WORK REQUIRED:
Write again exactly the lines in the listing below, starting at the line with "Write a component" and ending at the line with "wavelet estimator after", both included. Pictures are not copied.

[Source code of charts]
================================

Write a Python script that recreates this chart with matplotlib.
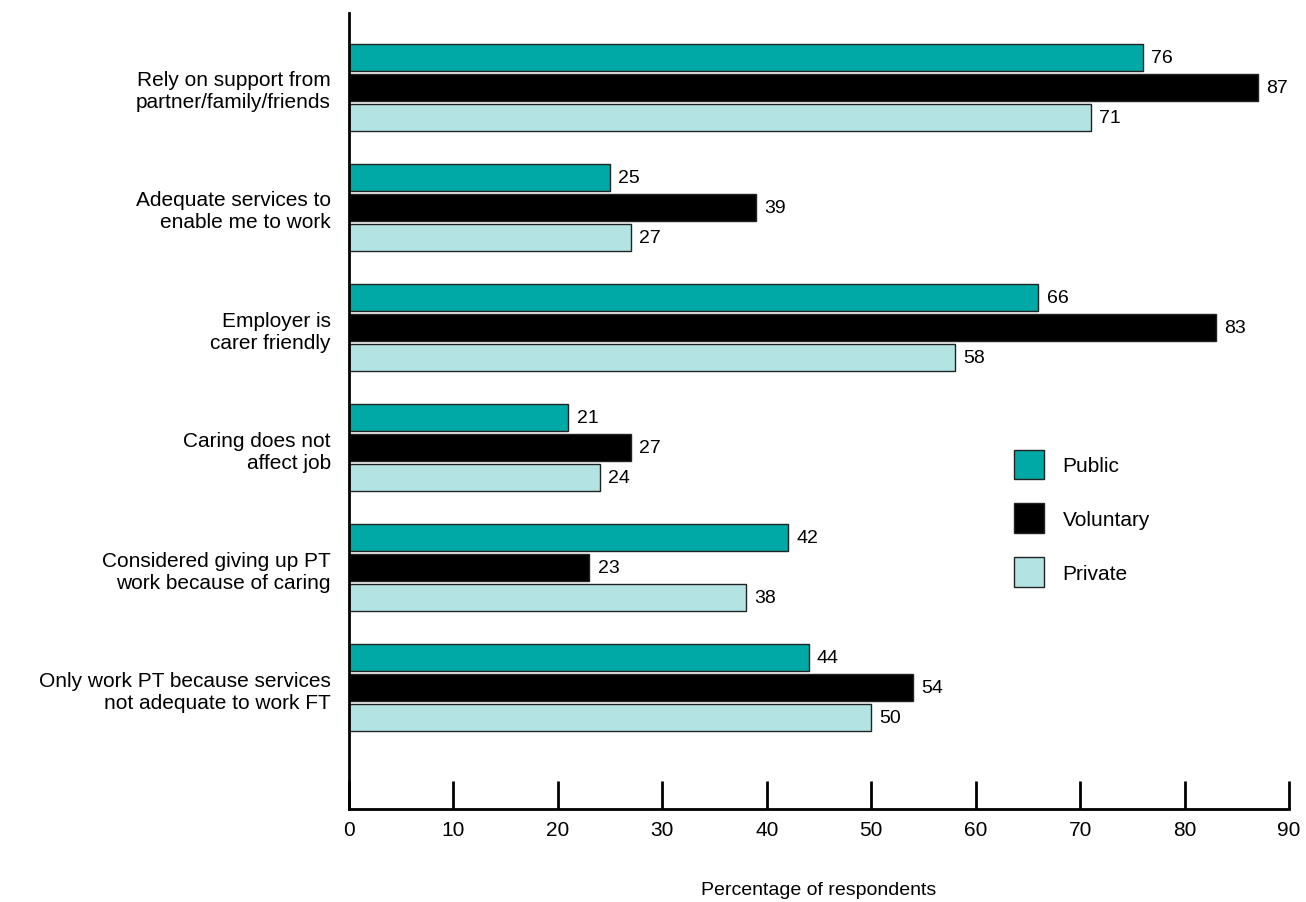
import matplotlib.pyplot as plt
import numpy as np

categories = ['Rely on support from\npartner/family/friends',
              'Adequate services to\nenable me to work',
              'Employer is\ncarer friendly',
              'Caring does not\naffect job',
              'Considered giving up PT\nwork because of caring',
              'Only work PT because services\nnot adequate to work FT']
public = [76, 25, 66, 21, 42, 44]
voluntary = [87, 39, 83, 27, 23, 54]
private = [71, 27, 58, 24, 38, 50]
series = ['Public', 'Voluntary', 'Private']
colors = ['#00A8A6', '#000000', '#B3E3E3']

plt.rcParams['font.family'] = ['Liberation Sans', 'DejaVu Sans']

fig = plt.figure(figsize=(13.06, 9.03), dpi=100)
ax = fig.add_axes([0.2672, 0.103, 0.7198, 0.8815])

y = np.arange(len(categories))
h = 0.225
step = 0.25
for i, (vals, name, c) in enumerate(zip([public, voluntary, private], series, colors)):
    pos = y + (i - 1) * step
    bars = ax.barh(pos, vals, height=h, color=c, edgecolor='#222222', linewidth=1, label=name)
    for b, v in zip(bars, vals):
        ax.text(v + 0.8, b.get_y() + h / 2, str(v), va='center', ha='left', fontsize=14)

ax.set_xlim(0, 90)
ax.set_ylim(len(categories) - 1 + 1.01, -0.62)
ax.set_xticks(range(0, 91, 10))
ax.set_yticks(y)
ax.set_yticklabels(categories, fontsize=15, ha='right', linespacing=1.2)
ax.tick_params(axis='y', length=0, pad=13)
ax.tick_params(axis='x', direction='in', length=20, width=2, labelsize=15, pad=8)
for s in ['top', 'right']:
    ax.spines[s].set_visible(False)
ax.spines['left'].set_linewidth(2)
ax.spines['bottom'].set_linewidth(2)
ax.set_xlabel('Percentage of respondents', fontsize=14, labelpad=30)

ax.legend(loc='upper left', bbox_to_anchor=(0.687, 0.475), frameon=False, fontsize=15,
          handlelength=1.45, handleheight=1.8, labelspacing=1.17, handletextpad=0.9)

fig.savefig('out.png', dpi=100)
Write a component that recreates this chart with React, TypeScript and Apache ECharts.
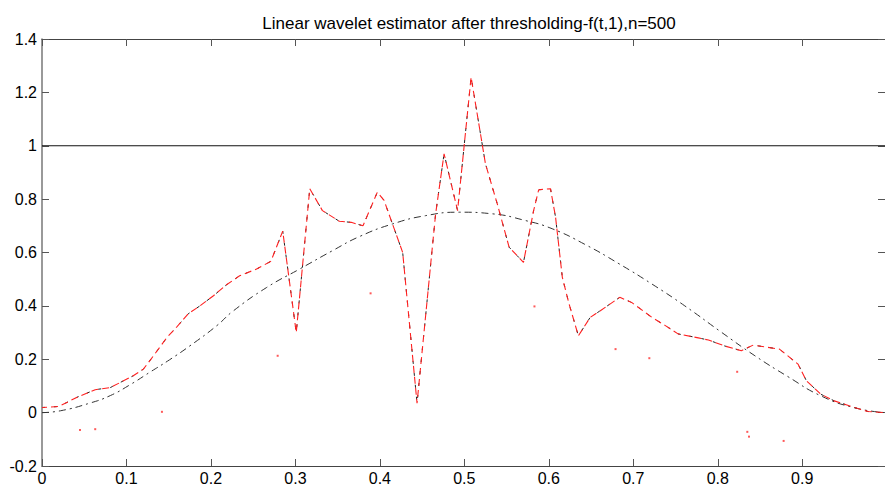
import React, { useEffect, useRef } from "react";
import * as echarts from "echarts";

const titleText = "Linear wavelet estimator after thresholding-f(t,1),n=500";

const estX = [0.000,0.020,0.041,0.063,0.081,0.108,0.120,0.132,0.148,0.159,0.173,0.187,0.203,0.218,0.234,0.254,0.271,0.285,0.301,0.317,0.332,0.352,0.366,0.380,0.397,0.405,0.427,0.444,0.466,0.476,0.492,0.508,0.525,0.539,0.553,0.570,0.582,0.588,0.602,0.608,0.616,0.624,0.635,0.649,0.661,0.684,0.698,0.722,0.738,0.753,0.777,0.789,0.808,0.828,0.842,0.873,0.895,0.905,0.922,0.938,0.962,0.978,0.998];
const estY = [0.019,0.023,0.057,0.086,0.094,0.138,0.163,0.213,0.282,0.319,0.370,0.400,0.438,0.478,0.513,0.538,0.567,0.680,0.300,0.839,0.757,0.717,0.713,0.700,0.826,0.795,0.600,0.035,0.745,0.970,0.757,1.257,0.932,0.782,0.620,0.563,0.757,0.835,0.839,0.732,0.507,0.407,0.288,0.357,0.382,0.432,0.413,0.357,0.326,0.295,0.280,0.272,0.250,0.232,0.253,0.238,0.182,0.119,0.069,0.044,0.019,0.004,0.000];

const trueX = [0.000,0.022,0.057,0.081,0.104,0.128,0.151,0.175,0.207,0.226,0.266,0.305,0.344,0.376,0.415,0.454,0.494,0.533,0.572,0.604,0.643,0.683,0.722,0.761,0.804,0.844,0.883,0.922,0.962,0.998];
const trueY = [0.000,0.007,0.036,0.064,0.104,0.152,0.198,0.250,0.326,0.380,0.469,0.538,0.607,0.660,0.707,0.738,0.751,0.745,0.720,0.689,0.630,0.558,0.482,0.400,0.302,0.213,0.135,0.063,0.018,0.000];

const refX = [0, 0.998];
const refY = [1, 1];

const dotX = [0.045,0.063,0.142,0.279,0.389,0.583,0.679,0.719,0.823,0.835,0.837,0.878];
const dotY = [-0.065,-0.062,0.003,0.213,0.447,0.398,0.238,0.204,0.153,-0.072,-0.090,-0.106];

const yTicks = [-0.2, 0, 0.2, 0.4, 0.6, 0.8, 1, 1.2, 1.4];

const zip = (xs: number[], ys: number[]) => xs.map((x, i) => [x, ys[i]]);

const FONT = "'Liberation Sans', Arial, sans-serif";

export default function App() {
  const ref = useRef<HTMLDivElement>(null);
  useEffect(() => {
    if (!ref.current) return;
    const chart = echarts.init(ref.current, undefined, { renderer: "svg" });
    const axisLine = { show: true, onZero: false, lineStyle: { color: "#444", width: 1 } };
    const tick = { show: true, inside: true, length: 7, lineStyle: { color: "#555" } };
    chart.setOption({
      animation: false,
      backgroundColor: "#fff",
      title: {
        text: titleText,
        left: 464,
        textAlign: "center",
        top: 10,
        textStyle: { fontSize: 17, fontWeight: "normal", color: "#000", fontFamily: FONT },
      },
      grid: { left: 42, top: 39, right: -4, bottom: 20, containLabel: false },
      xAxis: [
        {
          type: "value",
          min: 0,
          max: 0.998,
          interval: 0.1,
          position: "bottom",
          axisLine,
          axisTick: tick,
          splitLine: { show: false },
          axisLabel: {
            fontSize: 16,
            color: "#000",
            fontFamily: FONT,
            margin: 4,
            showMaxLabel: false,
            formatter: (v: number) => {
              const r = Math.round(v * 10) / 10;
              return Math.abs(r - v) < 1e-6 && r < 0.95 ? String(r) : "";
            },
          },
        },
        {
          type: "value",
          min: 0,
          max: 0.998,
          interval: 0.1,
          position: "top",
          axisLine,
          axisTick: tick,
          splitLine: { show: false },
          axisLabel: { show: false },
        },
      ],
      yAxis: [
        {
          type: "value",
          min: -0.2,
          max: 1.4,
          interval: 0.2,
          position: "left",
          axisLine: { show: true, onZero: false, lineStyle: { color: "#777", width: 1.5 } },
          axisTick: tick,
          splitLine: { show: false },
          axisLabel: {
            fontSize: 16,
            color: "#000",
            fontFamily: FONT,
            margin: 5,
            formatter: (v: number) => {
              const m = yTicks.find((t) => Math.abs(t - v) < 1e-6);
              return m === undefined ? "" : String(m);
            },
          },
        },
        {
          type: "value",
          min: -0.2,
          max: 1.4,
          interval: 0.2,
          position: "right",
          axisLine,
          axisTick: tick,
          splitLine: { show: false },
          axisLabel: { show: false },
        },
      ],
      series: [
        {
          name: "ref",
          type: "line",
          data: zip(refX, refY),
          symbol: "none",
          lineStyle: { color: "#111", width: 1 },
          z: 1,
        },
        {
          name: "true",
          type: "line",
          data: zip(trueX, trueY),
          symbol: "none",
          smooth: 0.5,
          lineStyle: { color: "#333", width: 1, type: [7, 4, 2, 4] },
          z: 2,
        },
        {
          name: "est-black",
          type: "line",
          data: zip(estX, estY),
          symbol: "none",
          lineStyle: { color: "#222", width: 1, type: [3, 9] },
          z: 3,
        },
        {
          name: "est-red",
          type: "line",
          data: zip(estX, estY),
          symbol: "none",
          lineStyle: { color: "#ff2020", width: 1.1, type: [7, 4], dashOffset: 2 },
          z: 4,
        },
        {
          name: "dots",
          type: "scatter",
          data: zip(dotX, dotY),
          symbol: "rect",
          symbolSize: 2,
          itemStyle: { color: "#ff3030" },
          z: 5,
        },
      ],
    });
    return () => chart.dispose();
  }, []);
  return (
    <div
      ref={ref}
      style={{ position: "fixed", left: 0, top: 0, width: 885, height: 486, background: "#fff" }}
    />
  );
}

================================

SOLUTION TO THIS EXERCISE:
Write a component that recreates this chart with React, TypeScript and Apache ECharts.
import React, { useEffect, useRef } from "react";
import * as echarts from "echarts";

const titleText = "Linear wavelet estimator after thresholding-f(t,1),n=500";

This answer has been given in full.